Участок под строительство, который российское государство получило после многолетних стараний кремлевских лоббистов, находится по соседству с таким количеством мест, достойных внимания шпионов, что когда Москва впервые предложила построить там «духовный и культурный центр» стоимостью в $100 млн, французские спецслужбы забеспокоились: не могут ли на уме у президента России Владимира Путина, бывшего сотрудника КГБ, быть не только религиозные соображения.
Впрочем, беспокойство по поводу того, что духовный центр может служить для прослушки, маскирует его главную и, вероятно, более опасную функцию: в центре столицы Французской республики, государства, настаивающего на своей секулярности, появляется грандиозная демонстрация того, что Россия представляет собой религиозную силу, а не только военную.

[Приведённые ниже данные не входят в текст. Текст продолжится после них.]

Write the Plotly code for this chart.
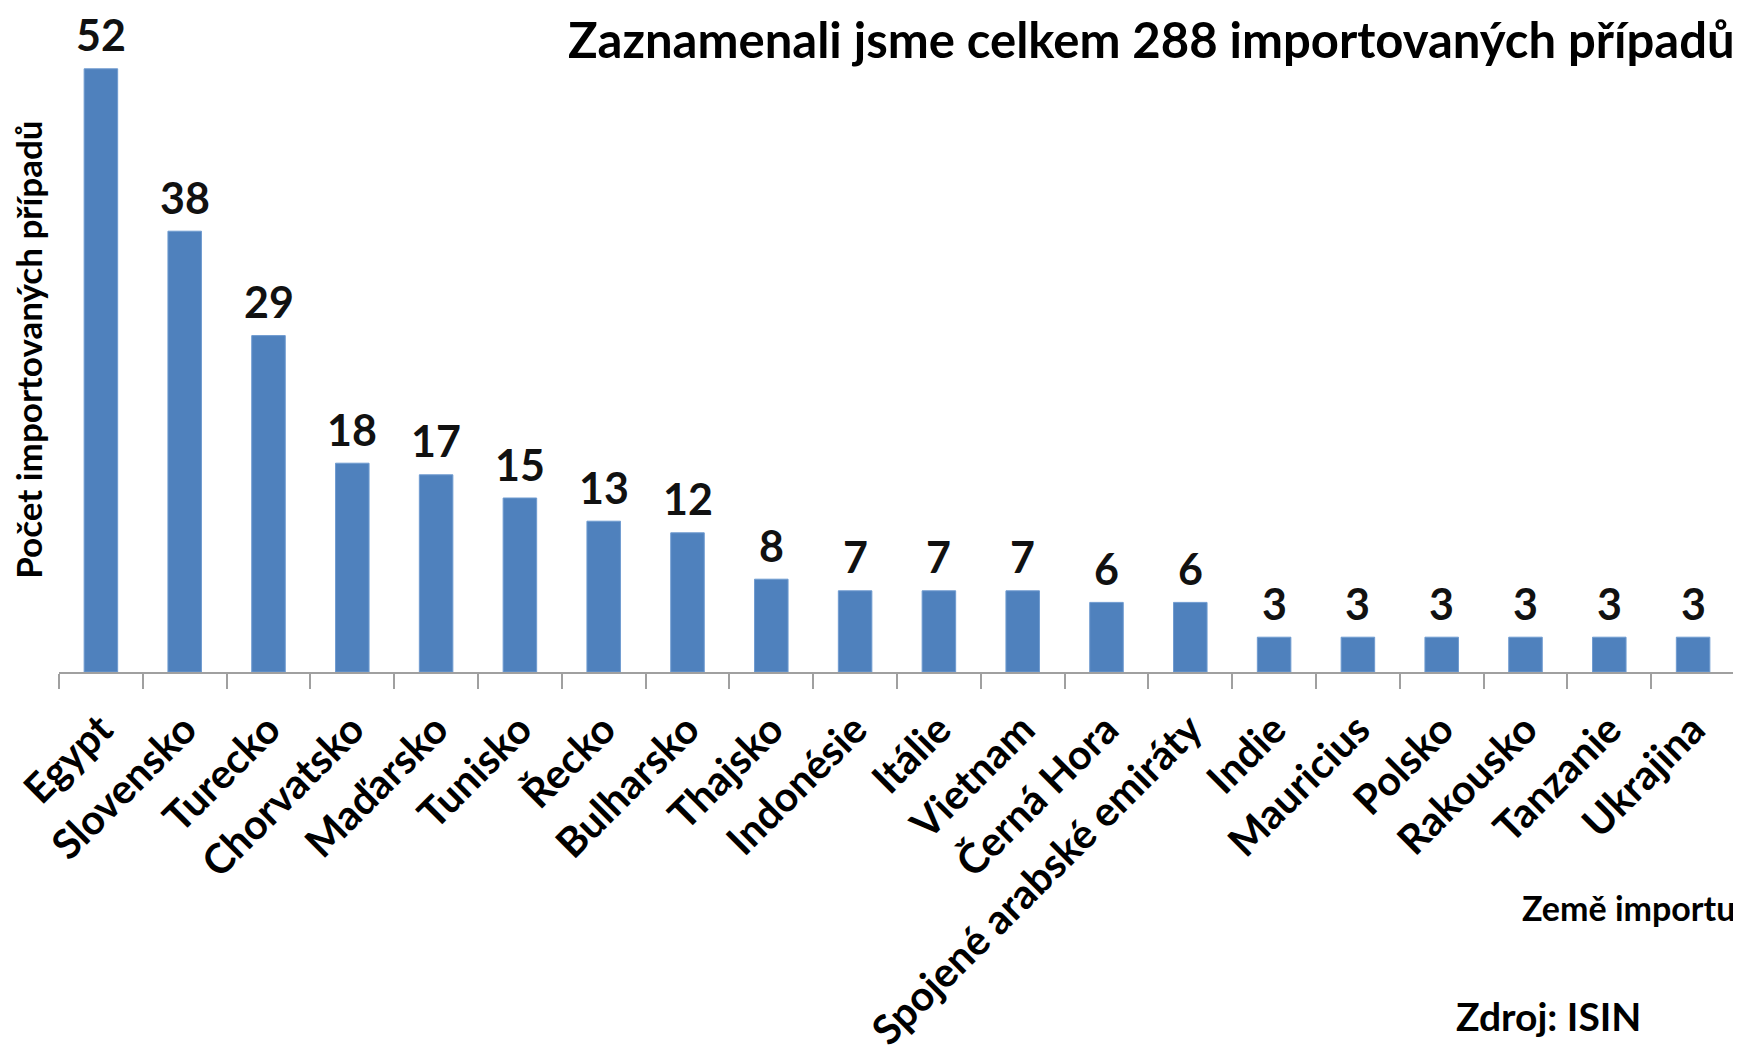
import plotly.graph_objects as go

countries = ["Egypt", "Slovensko", "Turecko", "Chorvatsko", "Maďarsko", "Tunisko",
             "Řecko", "Bulharsko", "Thajsko", "Indonésie", "Itálie", "Vietnam",
             "Černá Hora", "Spojené arabské emiráty", "Indie", "Mauricius", "Polsko",
             "Rakousko", "Tanzanie", "Ukrajina"]
cases = [52, 38, 29, 18, 17, 15, 13, 12, 8, 7, 7, 7, 6, 6, 3, 3, 3, 3, 3, 3]

title_text = "Zaznamenali jsme celkem 288 importovaných případů"
y_title = "Počet importovaných případů"
x_title = "Země importu"
source_text = "Zdroj: ISIN"

FONT = "Lato"
BLUE = "#4F81BD"
GREY = "#A0A0A0"

fig = go.Figure(go.Bar(
    x=countries, y=cases,
    marker=dict(color=BLUE, line=dict(color="#6F9BD0", width=1)),
    width=0.4,
    hoverinfo="x+y",
))

annotations = []
for c, v in zip(countries, cases):
    annotations.append(dict(
        x=c, y=v, xref="x", yref="y", text=f"<b>{v}</b>", showarrow=False,
        yanchor="middle", yshift=34,
        font=dict(family=FONT, size=43, color="#111111"),
    ))

annotations += [
    dict(text=f"<b>{title_text}</b>", xref="paper", yref="paper", x=1.0, y=1.0,
         xanchor="right", yanchor="middle", yshift=-5, xshift=2, showarrow=False,
         font=dict(family=FONT, size=49, color="#000000")),
    dict(text=f"<b>{y_title}</b>", xref="paper", yref="paper", x=0, y=0.505,
         xshift=-31, textangle=-90, xanchor="center", yanchor="middle",
         showarrow=False, font=dict(family=FONT, size=35, color="#000000")),
    dict(text=f"<b>{x_title}</b>", xref="paper", yref="paper", x=1.0, y=0,
         xanchor="right", yanchor="middle", yshift=-235, xshift=2, showarrow=False,
         font=dict(family=FONT, size=34, color="#000000")),
    dict(text=f"<b>{source_text}</b>", xref="paper", yref="paper", x=0.889, y=0,
         xanchor="center", yanchor="middle", yshift=-344, showarrow=False,
         font=dict(family=FONT, size=39, color="#000000")),
]

fig.update_layout(
    width=1733, height=1054,
    margin=dict(l=51, r=6, t=26, b=390, autoexpand=False),
    paper_bgcolor="white", plot_bgcolor="white",
    showlegend=False,
    bargap=0.6,
    annotations=annotations,
    xaxis=dict(
        type="category", range=[-0.5, 19.5],
        showline=True, linecolor=GREY, linewidth=2,
        ticks="outside", tickson="boundaries", ticklen=15, tickcolor=GREY, tickwidth=2,
        tickangle=-45, ticklabelstandoff=15,
        tickfont=dict(family=FONT, size=41, color="#000000"),
        tickprefix="<b>", ticksuffix="</b>",
        showgrid=False, zeroline=False, automargin=False,
    ),
    yaxis=dict(
        range=[0, 55], visible=False, showgrid=False, zeroline=False,
    ),
)

fig.write_html("out.html")
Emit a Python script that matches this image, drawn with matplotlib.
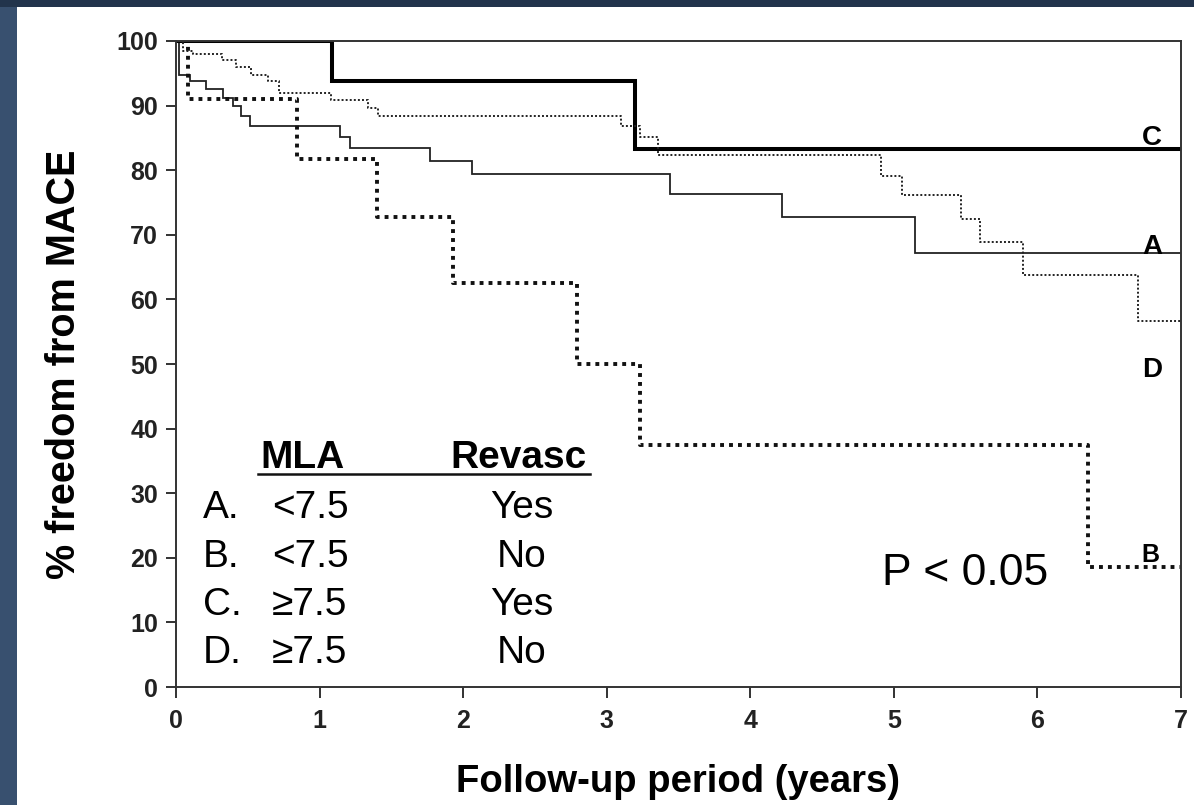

Чтобы утвердить свою власть в Украине и Грузии, Путин выбрал в качестве оружия танки и артиллерию, но параллельно он еще и мобилизует религию, чтобы расширить сферу влияния своей страны. Русская православная церковь, известная как заклятый враг гомосексуальности и любых попыток поставить права отдельного человека выше прав семьи, сообщества или государства, помогает представить Россию как естественного союзника всех, кто тоскует по более безопасному нелиберальному миру, свободному от ломающих традиции тенденций — глобализации, мультикультурализма, прав женщин и геев.
Благодаря тесному сотрудничеству РПЦ и Кремля религия стала исключительно мощным орудием в таких бывших советских республиках, как Молдавия, где высокопоставленные священники, лояльные московской церковной иерархии, неутомимо ведут кампанию против интеграции их страны с Западом. А в Черногории священники были движущей силой попыток расстроить планы присоединения к НАТО.
Религия помогает Путину усиливать голос России на Западе, где церковь оказывается инструментом давления на такие совершенно секулярный страны Евросоюза, как Франция.
И самый очевидный признак этого — новый финансируемый Кремлем духовный центр рядом с Эйфелевой башней, который так тесно ассоциируется с Путиным, что бывший министр культуры Франции Фредерик Миттеран предложил называть его «церковью святого Владимира».
Но еще более агрессивный оборот приняло российское церковное давление в Ницце, где в феврале Россия попыталась захватить частное православное кладбище. Пока это последний эпизод долгой кампании по присвоению церковной недвижимости, принадлежащей противникам московской религиозной иерархии.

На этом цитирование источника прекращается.